Earlier this month, BEIS consulted on providing extra support with electricity cost for paper mills, which Dr Ellin found “encouraging” (see letsrecycle.com story).
This has led to further calls from other recyclers who want similar schemes set up for domestic reprocessors.
We are working with government to ensure that industry is prepared
- British Glass
One such example came from the glass industry, with the trade association British Glass urging the government “to widen the net of energy-intensive businesses eligible for support to cope with higher energy bills”.
A spokesperson told letsrecycle.com: “The energy crisis has been impacting on the glass industry for over a year now and we are working with government to ensure that industry is prepared for anything that may occur in the coming months, whether this is with security of supply or the price of energy.
“We need the government to give us enough advanced warning and incentives if there are going to be problems this winter and to widen the net of energy-intensive businesses eligible for support to cope with higher energy bills.”
The wood recycling industry is another part of the sector that will be impacted due to its reliance on heavy machinery, such as shredders.
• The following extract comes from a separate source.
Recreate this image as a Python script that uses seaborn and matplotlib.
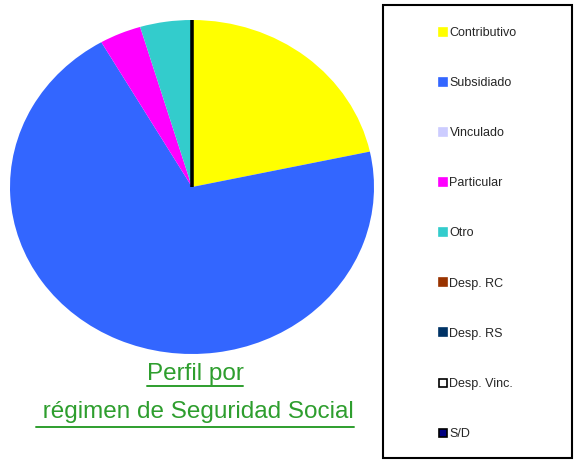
import matplotlib
matplotlib.use("Agg")
import matplotlib.pyplot as plt
from matplotlib.lines import Line2D
from matplotlib.patches import Rectangle
import seaborn as sns

# ----------------------------
# Datos
# ----------------------------
categorias = ["Contributivo", "Subsidiado", "Vinculado", "Particular", "Otro",
              "Desp. RC", "Desp. RS", "Desp. Vinc.", "S/D"]
porcentajes = [21.6, 70.1, 0.0, 3.7, 4.6, 0.0, 0.0, 0.0, 0.0]
colores = ["#FFFF00", "#3366FF", "#CCCCFF", "#FF00FF", "#33CCCC",
           "#993300", "#003366", "#FFFFFF", "#000080"]
bordes = ["none", "none", "none", "none", "none",
          "none", "none", "#000000", "#000000"]
titulo = ["Perfil por", " régimen de Seguridad Social"]

sns.set_theme(style="white")
plt.rcParams["font.family"] = ["Liberation Sans", "DejaVu Sans"]

W, H = 577, 462
fig = plt.figure(figsize=(W / 100, H / 100), dpi=100)
fig.patch.set_facecolor("white")

# pie (elliptical, as in the original)
ax = fig.add_axes([10 / W, (H - 354) / H, 364 / W, 334 / H])
wedges, _ = ax.pie(porcentajes, colors=colores, startangle=90, counterclock=False,
                   radius=1.0, wedgeprops=dict(linewidth=0))
for w, v, b in zip(wedges, porcentajes, bordes):
    if v == 0 and b != "none":
        w.set_edgecolor(b)
        w.set_linewidth(2.2)
ax.set_aspect("auto")
ax.set_xlim(-1, 1)
ax.set_ylim(-1, 1)
ax.axis("off")

# legend box
fig.patches.append(Rectangle((383 / W, (H - 458) / H), 189 / W, 453 / H,
                             transform=fig.transFigure, fill=False,
                             edgecolor="black", linewidth=1.5))
handles = [Line2D([], [], marker="s", linestyle="none", markersize=5.5,
                  markerfacecolor=c, markeredgecolor=(b if b != "none" else c),
                  markeredgewidth=1.2)
           for c, b in zip(colores, bordes)]
fig.legend(handles, categorias, loc="center", bbox_to_anchor=(478 / W, 1 - 233.5 / H),
           frameon=False, fontsize=9, labelspacing=3.05, handlelength=0.6,
           handletextpad=0.2, borderpad=0)

# titulo verde subrayado
verde = "#2E9E2E"
bases = [380, 418]
gaps = [6, 9]
fig.canvas.draw()
renderer = fig.canvas.get_renderer()
for linea, y, g in zip(titulo, bases, gaps):
    t = fig.text(195 / W, 1 - y / H, linea, ha="center", va="baseline",
                 fontsize=17.5, color=verde)
    bb = t.get_window_extent(renderer=renderer)
    yl = (H - y - g) / H
    fig.add_artist(Line2D([bb.x0 / W, bb.x1 / W], [yl, yl],
                          transform=fig.transFigure, color=verde, linewidth=1.4))

fig.savefig("out.png", dpi=100)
It is also dependent on haulage, for which the prices have increased as well.
The Wood Recyclers Association (WRA) has alerted local authorities and waste management companies that supply waste wood “to prepare for the inevitable changes that are coming”, meaning collection costs for waste wood could rise, with the cost passed onto the consumer (see letsrecycle.com story).
Julia Turner, executive director of the WRA, said: “The cost of reprocessing waste wood has gone through the roof. In the past 18 months there has been a steady hike in costs to levels which are now unprecedented, placing a huge burden on our members.
“A lot of mobile plant used to run on red diesel but since the sector’s entitlement to use this ended in April, costs to run these machines have rocketed and now we are also seeing record fuel, haulage and energy prices.”
Similarly to WRA, Dr Ellin also said that “we have no choice but to pass the cost on”. This will then be further passed on by the producer, with consumers “picking up the bill”.
One plastics recycler concluded that “the main objective is to survive and get through the winter period”.